I'm only an occasional reader of The New Yorker and rarely find their trademark cartoons funny anymore. Especially unfunny to me, though, is the hotly discussed "Obamas in the Oval Office" cover. Seeing it made me want to order a subscription of the magazine just so I could turn around and immediately cancel it. I was that angry.
While some call the image offensive, I find it journalistically irresponsible and conceptually flawed.
Typically, satirical illustrations lampoon the subject's behavior or situation—say, a drawing of Dubya as Pinocchio with Cheney and Rove pulling the puppet strings. In this case, the illustrator has ventured into the murky land of exaggerating the opposition's conjured-up criticisms of the subject, so the target of the ridiculous claims ends up getting tarred and feathered twice. A lose-lose situation.
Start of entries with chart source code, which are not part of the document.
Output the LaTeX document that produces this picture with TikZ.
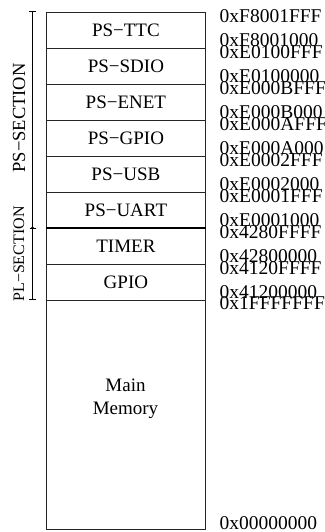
\documentclass[tikz,border=0pt]{standalone}
\usepackage{fontspec}
\setmainfont{Liberation Serif}
\begin{document}
\begin{tikzpicture}[x=1pt,y=-1pt,
  every node/.style={font=\fontsize{19}{23}\selectfont},
  region/.style={draw=black!85,line width=0.8pt,minimum width=159pt,minimum height=36pt,inner sep=0pt,anchor=north west},
  addr/.style={inner sep=0pt,anchor=base west,font=\fontsize{19.5}{23}\selectfont},
  seclabel/.style={rotate=90,inner sep=0pt},
  bar/.style={line width=1pt,black}]
\useasboundingbox (0,0) rectangle (324,532);

% peripheral regions, 36pt each, from the top of the map downwards
\foreach \i/\lab/\hi/\lo in {
  0/PS−TTC/0xF8001FFF/0xF8001000,
  1/PS−SDIO/0xE0100FFF/0xE0100000,
  2/PS−ENET/0xE000BFFF/0xE000B000,
  3/PS−GPIO/0xE000AFFF/0xE000A000,
  4/PS−USB/0xE0002FFF/0xE0002000,
  5/PS−UART/0xE0001FFF/0xE0001000,
  6/TIMER/0x4280FFFF/0x42800000,
  7/GPIO/0x4120FFFF/0x41200000}{
  \pgfmathsetmacro{\top}{12+36*\i}
  \node[region] (r\i) at (46,\top) {\lab};
  \node[addr] (hi\i) at (219.5,\top+10.5) {\hi};
  \node[addr] (lo\i) at (219.5,\top+34.5) {\lo};
}

% main memory
\node[region,minimum height=229pt] (mem) at (46,300) {};
\node[align=center,inner sep=0pt] (memlab) at (125.5,399) {Main\\Memory};
\node[addr] (himem) at (219.5,309) {0x1FFFFFFF};
\node[addr] (lomem) at (219.5,529) {0x00000000};

% boundary between PS and PL regions
\draw[line width=1.3pt] (r6.north west) -- (r6.north east);

% section brackets
\coordinate (pstop) at (32.5,12);
\coordinate (psplmid) at (32.5,228);
\coordinate (plbot) at (32.5,299);
\draw[bar] (pstop) -- (psplmid) -- (plbot);
\draw[bar] ([xshift=-3.5pt]pstop) -- ([xshift=3.5pt]pstop);
\draw[bar] ([xshift=-3.5pt]plbot) -- ([xshift=3.5pt]plbot);
\draw[bar] ([xshift=-3pt]psplmid) -- ([xshift=3pt]psplmid);
\fill (psplmid) circle (1.7pt);

\node[seclabel,font=\fontsize{18.5}{22}\selectfont] (pslab) at (19,118) {PS−SECTION};
\node[seclabel,font=\fontsize{16}{19}\selectfont] (pllab) at (19,254) {PL−SECTION};
\end{tikzpicture}
\end{document}
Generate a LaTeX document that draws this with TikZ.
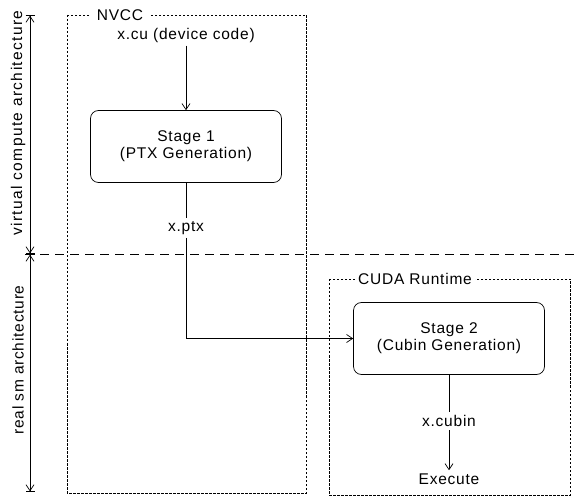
\documentclass[tikz,border=0pt]{standalone}
\usepackage{fontspec}
\setmainfont[LetterSpace=5]{Liberation Sans}
\usetikzlibrary{positioning,arrows.meta}

\begin{document}
\begin{tikzpicture}[x=1pt, y=-1pt, line width=0.7pt,
        font=\fontsize{15.5}{17}\selectfont,
        >={Straight Barb[length=6pt, width=8pt]},
        span/.style={{Bar[width=9pt]Straight Barb[length=6pt, width=8pt]}-{Straight Barb[length=6pt, width=8pt]Bar[width=9pt]}},
        stagebox/.style={draw, rounded corners=8pt, minimum width=191pt, minimum height=72pt, align=center},
        region/.style={draw, dash pattern=on 2.5pt off 1.5pt},
        regionlabel/.style={fill=white, inner sep=3pt},
        file/.style={inner sep=3pt}]
        \useasboundingbox (0,0) rectangle (578,502);
        % compiler and runtime regions
        \draw[region] (67,15) rectangle (306,493);
        \node[regionlabel, inner xsep=7pt] (nvcc) at (120,15) {NVCC};
        \draw[region] (329,279) rectangle (570,495);
        \node[regionlabel] (cudart) at (415,279) {CUDA Runtime};
        % virtual / real split
        \coordinate (top) at (30,15);
        \coordinate (mid) at (30,254);
        \coordinate (bot) at (30,492);
        \coordinate (split) at (578,254);
        \draw[dash pattern=on 9pt off 6pt] (25,254) -- (split);
        \draw[span] (top) -- (mid);
        \draw[span] (mid) -- (bot);
        \node[rotate=90, font=\fontsize{15.5}{17}\selectfont\addfontfeature{LetterSpace=9}] (virt) at (18,123) {virtual compute architecture};
        \node[rotate=90] (real) at (18,360) {real sm architecture};
        % stages
        \node[file] (xcu) at (186,35) {x.cu (device code)};
        \node[stagebox] (stage1) at (186,146.5) {Stage 1\\(PTX Generation)};
        \node[file] (xptx) at (186,228) {x.ptx};
        \node[stagebox] (stage2) at (449,338.5) {Stage 2\\(Cubin Generation)};
        \node[file] (xcubin) at (449,421) {x.cubin};
        \node[file] (exec) at (449,479) {Execute};
        \draw[->] (xcu) -- (stage1);
        \draw (stage1) -- (xptx);
        \draw[->] (xptx) |- (stage2);
        \draw (stage2) -- (xcubin);
        \draw[->] (xcubin) -- (exec);
\end{tikzpicture}
\end{document}
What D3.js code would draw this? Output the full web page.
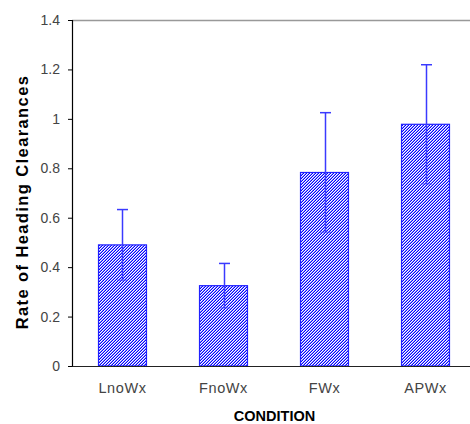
<!DOCTYPE html>
<html><head><meta charset="utf-8">
<script src="https://cdn.jsdelivr.net/npm/d3@7"></script>
<style>body{margin:0;background:#fff}svg{display:block}</style>
</head><body>
<svg id="c" width="470" height="424"></svg>
<script>
const categories = ["LnoWx", "FnoWx", "FWx", "APWx"];
const values = [0.49, 0.325, 0.783, 0.978];
const errors = [0.143, 0.09, 0.242, 0.241];
const yTicks = [0, 0.2, 0.4, 0.6, 0.8, 1, 1.2, 1.4];
const yLabel = "Rate of Heading Clearances";
const xLabel = "CONDITION";

(function () {
const svg = d3.select("#c");
const mL = 72, mR = 476, mT = 20, mB = 366;
const font = "Liberation Sans, Arial, sans-serif";
const x = d3.scaleBand().domain(categories).range([mL, mR]).paddingInner(0.525).paddingOuter(0.2625);
const y = d3.scaleLinear().domain([0, 1.4]).range([mB, mT]);

const defs = svg.append("defs");
const pat = defs.append("pattern").attr("id", "hatch").attr("patternUnits", "userSpaceOnUse")
  .attr("width", 3).attr("height", 3);
pat.append("rect").attr("width", 3).attr("height", 3).attr("fill", "#ffffff");
for (let px = 0; px < 3; px++) for (let py = 0; py < 3; py++) {
  const m = (px + py) % 3;
  if (m === 2) pat.append("rect").attr("x", px).attr("y", py).attr("width", 1).attr("height", 1).attr("fill", "#0000ff");
  if (m === 1) pat.append("rect").attr("x", px).attr("y", py).attr("width", 1).attr("height", 1).attr("fill", "#8c8cff");
}

svg.append("line").attr("x1", mL).attr("x2", 470).attr("y1", mT + 0.5).attr("y2", mT + 0.5)
  .attr("stroke", "#999").attr("stroke-width", 1.5);

svg.selectAll("rect.bar").data(categories).join("rect").attr("class", "bar")
  .attr("x", d => x(d)).attr("width", x.bandwidth())
  .attr("y", (d, i) => y(values[i])).attr("height", (d, i) => y(0) - y(values[i]))
  .attr("fill", "url(#hatch)").attr("stroke", "#2020ff").attr("stroke-width", 1.2);

const eb = svg.append("g").attr("stroke", "#3a3aff").attr("stroke-width", 1.5);
categories.forEach((c, i) => {
  const cx = Math.round(x(c) + x.bandwidth() / 2) + 0.5;
  const y1 = y(values[i] + errors[i]), y0 = y(values[i] - errors[i]);
  eb.append("line").attr("x1", cx).attr("x2", cx).attr("y1", y1).attr("y2", y0);
  eb.append("line").attr("x1", cx - 5.5).attr("x2", cx + 5.5).attr("y1", y1).attr("y2", y1);
  eb.append("line").attr("x1", cx - 5.5).attr("x2", cx + 5.5).attr("y1", y0).attr("y2", y0).attr("stroke-opacity", 0.5);
});

const ya = svg.append("g").attr("transform", `translate(${mL},0)`)
  .call(d3.axisLeft(y).tickValues(yTicks).tickSize(4).tickPadding(8).tickFormat(d => String(+d.toFixed(1))));
ya.select(".domain").attr("stroke", "#000").attr("stroke-width", 1.2);
ya.selectAll(".tick line").attr("stroke", "#000");
ya.selectAll("text").attr("font-family", font).attr("font-size", 14).attr("fill", "#444");

const xa = svg.append("g").attr("transform", `translate(0,${mB})`)
  .call(d3.axisBottom(x).tickSize(0).tickPadding(14));
xa.select(".domain").attr("stroke", "#222").attr("stroke-width", 1.2);
xa.selectAll("text").attr("font-family", font).attr("font-size", 14.5).attr("fill", "#444")
  .attr("y", 27).attr("dy", 0).attr("letter-spacing", 0.6);

svg.append("text").attr("transform", "translate(28,202) rotate(-90)").attr("text-anchor", "middle")
  .attr("font-family", font).attr("font-weight", "bold").attr("font-size", 16.5).attr("fill", "#000")
  .attr("letter-spacing", 1.4)
  .text(yLabel);
svg.append("text").attr("x", 274.5).attr("y", 421).attr("text-anchor", "middle")
  .attr("font-family", font).attr("font-weight", "bold").attr("font-size", 14.5).attr("fill", "#000")
  .text(xLabel);
})();
</script>
</body></html>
Those deriding the illustration tend to cite the fact that it may confuse Obama opposers or on-the-fencers who won't get the joke. But, in actuality, those Obama opposers or on-the-fencers (more specifically, anyone who promotes or buys into the slanderous B.S. portrayed in the artwork) are the butt of the joke in the first place. It's holding up a mirror to them saying, "Look how ridiculous your fears appear when represented in a full-color line drawing." But the people meant to see their own reflection in that mirror of mockery don't read that magazine, so the lesson stays unlearned.
Someone in the media called this perfect poster propaganda for the right-wing. Sounds a little melodramatic, but on some level I agree. It's a neatly done "My Worst Fears About Obama" visual checklist that could burn a little "See, I told you so" image in a paranoid voter's mind.
It's scary but true that something this seemingly insignificant could change an election. Just remember the infamous shot of Dukakis wearing a helmet in a military tank. Or Howard Dean's fatal howl. My mom didn't vote for Gore because she feared "what a tree-hugger would do in the White House." It only took a colloquial hyphenate to decide her vote: Tree-hugger. And, the election before that, another: Flip-flopper. Now she knows a neo-con Bush is capable of far worse than any tree-hugger or flip-flopper, but much, much too late.
This is one of the most important elections in world history (yeah, I said "world") and for a national publication, no matter how boutique (outside of MAD magazine maybe), to use their cover to treat the one Presidential candidate offering some hope as the fall guy to fuel a PR stunt and misfired joke—compelling articles in his favor on the inside aside—is simply reckless.